Sunday’s episode of the CBS drama was easily its best. But it was also one of the best hours of television this year and, I’ll just go ahead and say it, one of the best hours of television ever. It combined nail-biting suspense with humor and, most shockingly, the lead character’s decision to turn her back on her inner moral compass.
Not only is it rare for a series to hit such a creative high in its fifth season, but who would have thought the show would be in this position at this time last year when Kalinda was mired in a Fifty Shades of Food Products story line with her sneering ex-husband. Is this what the term October surprise really means?
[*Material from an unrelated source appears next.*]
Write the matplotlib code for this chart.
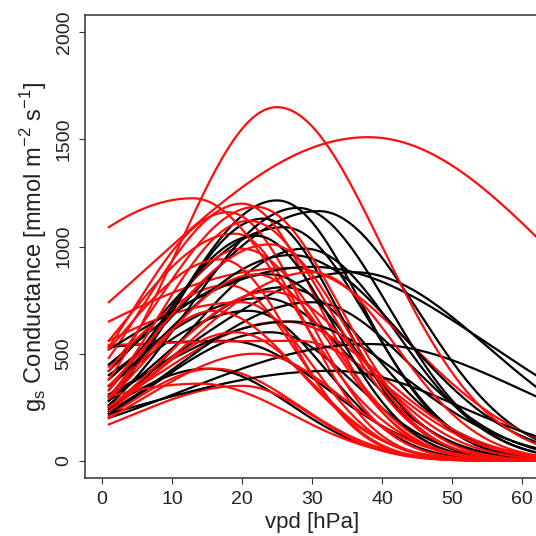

The genius of the show is that it successfully mixes the courtroom drama with the work place drama with the political drama with the romantic drama with the family drama. And it’s doing that brilliantly this season. Here’s what’s going so right:
The Moral Downfall of Alicia
Alicia not only allowed Peter to threaten Neil Gross. She celebrated the fact that he did (and I’m not convinced that she didn’t explicitly ask him to make that speech). She was drinking champagne. Alicia started the series in horror of her husband’s transgressions. Now she’s embracing them. Alicia has always been a fascinatingly complex character but it’s so rare that a network show allows their main protagonist – their title character! — to break bad.